Clearly this is a time in which we are constantly in the throes of some swift, consuming moment—an age of obsession, wherein we get “hysterically excited about very good but not hugely original cultural products seemingly every other month,” as Willa Paskin put it in Slate last year. Serial. True Detective. High Maintenance. There is always some new fad to point to, as totalizing as it is transient. So zeitgeist feels like a useful word for capturing this overwhelming illusion of cultural consensus. But what we are calling zeitgeisty these days has none of the inclusive significance of a true movement. From within our media bunkers, we imagine that the entire world is as transfixed by The Latest Thing as we are, but all we’ve done is type #BroadCity into Twitter.
Either the mini-zeitgeist guts our perception of just how diverse the culture is, or it offers us little incentive to care. The modifier zeitgeisty used to mark something out as widespread, a unifying force (Sgt Pepper was zeitgeisty)—now it serves as a password into specific echelons of cool. The word often refers to the niche-ily aspirational: Marie Kondo, or Pilates. It’s as if, since we can’t knit our fractured universe of tastes back together again, we’ve settled for paying lip service to the choicest fare.

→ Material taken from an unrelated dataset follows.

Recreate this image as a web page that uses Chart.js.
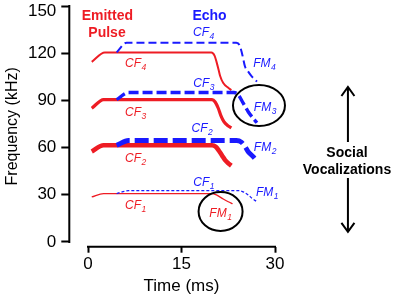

Science-fiction writer William Gibson has claimed that the present moment is defined by “atemporality,” a “new and strange state of the world in which, courtesy of the Internet, all eras seem to exist at once.” The contemporary zeitgeist, then, has to do with not having a zeitgeist, or having an infinite number of zeitgeists, an undifferentiated Gesundheit of zeitgeists. This notion is hardly peculiar to 2015—in his 1910 tract The Spirit of Romance, Ezra Pound intoned that “all ages are contemporaneous.” If that’s true, surely the way to honor such simultaneity is not to parse it into fingernail slivers of fleeting obsession. Instead, let’s reserve this term for those startling, rare moments of clarity when an entire culture rises up as one, to support civil rights or condemn bigotry or mourn the dead. Either that, or zeitgeist should just give up the ghost.